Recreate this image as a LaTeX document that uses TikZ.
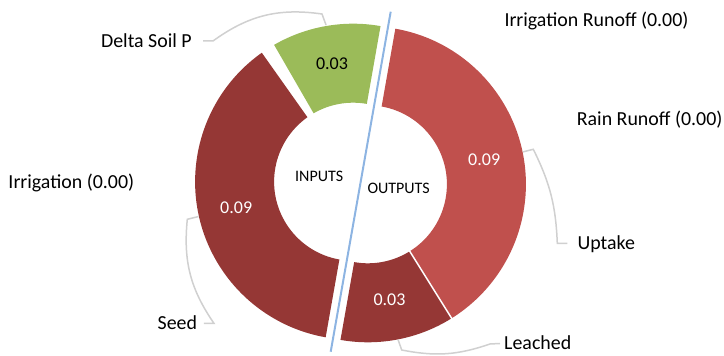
\documentclass[tikz,border=0pt]{standalone}
\usepackage{fontspec}
\setmainfont{Carlito}
\usetikzlibrary{calc}

\definecolor{seedred}{HTML}{953735}
\definecolor{uptakered}{HTML}{C0504D}
\definecolor{soilgreen}{HTML}{9BBB59}
\definecolor{splitblue}{HTML}{8DB4E2}
\definecolor{leadergray}{HTML}{D0D0D0}

% ring segment: centre, start angle, end angle, colour
\newcommand\donutslice[4]{%
  \fill[#4, shift={(#1)}] (#2:158) arc[start angle=#2, end angle=#3, radius=158]
    -- (#3:79) arc[start angle=#3, end angle=#2, radius=79] -- cycle;}

\begin{document}
\begin{tikzpicture}[x=1pt, y=1pt,
  lbl/.style={font=\fontsize{19.9}{22}\selectfont, inner sep=0pt},
  val/.style={font=\fontsize{18}{20}\selectfont, inner sep=0pt},
  hub/.style={font=\fontsize{16}{18}\selectfont, inner sep=0pt},
  leader/.style={draw=leadergray, line width=1.5pt}]
\useasboundingbox (0,0) rectangle (724,356);

% centres of the two half rings
\coordinate (lc) at (353.1,174.3);
\coordinate (rc) at (367.9,171.7);

% outputs half
\donutslice{rc}{80}{-58}{uptakered}
\donutslice{rc}{-58}{-100}{seedred}
\draw[white, line width=1.5pt, shift={(rc)}] (-58:77) -- (-58:160);
% inputs half
\donutslice{lc}{80}{120}{soilgreen}
\donutslice{lc}{125.3}{260}{seedred}

% dividing line
\coordinate (splittop) at (390.7,344.3);
\coordinate (splitbot) at (330.7,4.3);
\draw[splitblue, line width=2pt] (splittop) -- (splitbot);

% category labels
\node[lbl, anchor=base east] (dsp) at (192,308.3) {Delta Soil P};
\node[lbl, anchor=base west] (irrro) at (504.3,329.3) {Irrigation Runoff (0.00)};
\node[lbl, anchor=base west] (rainro) at (576.7,230) {Rain Runoff (0.00)};
\node[lbl, anchor=base west] (irr) at (8.3,167.3) {Irrigation (0.00)};
\node[lbl, anchor=base west] (upt) at (577.3,106) {Uptake};
\node[lbl, anchor=base west] (lea) at (504,6) {Leached};
\node[lbl, anchor=base west] (seed) at (157.5,26.7) {Seed};

% value labels
\node[val, anchor=base] (vsoil) at (332,286) {0.03};
\node[val, anchor=base, text=white] (vseed) at (236.2,142.7) {0.09};
\node[val, anchor=base, text=white] (vupt) at (484.2,190.3) {0.09};
\node[val, anchor=base, text=white] (vlea) at (389.5,50.3) {0.03};

% hub texts
\node[hub, anchor=base west] (inputs) at (295,174.3) {INPUTS};
\node[hub, anchor=base west] (outputs) at (367.3,162) {OUTPUTS};

% leader end points on the ring
\coordinate (dspTip) at ($(lc)+(99.8:159)$);
\coordinate (dspBend) at (322,342);
\coordinate (seedTip) at ($(lc)+(192.7:158.5)$);
\coordinate (seedBend) at (187.3,136.7);
\coordinate (uptTip) at ($(rc)+(11.8:158.5)$);
\coordinate (uptBend) at (533.3,206.7);
\coordinate (leaTip) at ($(rc)+(-79:158.5)$);
\coordinate (leaBend) at (401.7,6);

% leader lines
\draw[leader] ($(dsp.base east)+(11,6.7)$) -- ++(10,0) to[bend left=22] (dspBend) -- (dspTip);
\draw[leader] ($(seed.base east)+(6.6,6)$) -- ++(10,0) to[bend left=20] (seedBend) -- (seedTip);
\draw[leader] ($(upt.base west)+(-10,6.7)$) -- ++(-10,0) to[bend right=12] (uptBend) -- (uptTip);
\draw[leader] ($(lea.base west)+(-4,6.5)$) -- ++(-10,-0.5) to[bend left=15] (leaBend) -- (leaTip);
\end{tikzpicture}
\end{document}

__________________________________________________

Exactly reproduce the run of lines from the start of the listing through the line with "(splittop) -- (splitbot);", inclusive; pictures are not copied.

## EXERCISE SOLUTION
Recreate this image as a LaTeX document that uses TikZ.
\documentclass[tikz,border=0pt]{standalone}
\usepackage{fontspec}
\setmainfont{Carlito}
\usetikzlibrary{calc}

\definecolor{seedred}{HTML}{953735}
\definecolor{uptakered}{HTML}{C0504D}
\definecolor{soilgreen}{HTML}{9BBB59}
\definecolor{splitblue}{HTML}{8DB4E2}
\definecolor{leadergray}{HTML}{D0D0D0}

% ring segment: centre, start angle, end angle, colour
\newcommand\donutslice[4]{%
  \fill[#4, shift={(#1)}] (#2:158) arc[start angle=#2, end angle=#3, radius=158]
    -- (#3:79) arc[start angle=#3, end angle=#2, radius=79] -- cycle;}

\begin{document}
\begin{tikzpicture}[x=1pt, y=1pt,
  lbl/.style={font=\fontsize{19.9}{22}\selectfont, inner sep=0pt},
  val/.style={font=\fontsize{18}{20}\selectfont, inner sep=0pt},
  hub/.style={font=\fontsize{16}{18}\selectfont, inner sep=0pt},
  leader/.style={draw=leadergray, line width=1.5pt}]
\useasboundingbox (0,0) rectangle (724,356);

% centres of the two half rings
\coordinate (lc) at (353.1,174.3);
\coordinate (rc) at (367.9,171.7);

% outputs half
\donutslice{rc}{80}{-58}{uptakered}
\donutslice{rc}{-58}{-100}{seedred}
\draw[white, line width=1.5pt, shift={(rc)}] (-58:77) -- (-58:160);
% inputs half
\donutslice{lc}{80}{120}{soilgreen}
\donutslice{lc}{125.3}{260}{seedred}

% dividing line
\coordinate (splittop) at (390.7,344.3);
\coordinate (splitbot) at (330.7,4.3);
\draw[splitblue, line width=2pt] (splittop) -- (splitbot);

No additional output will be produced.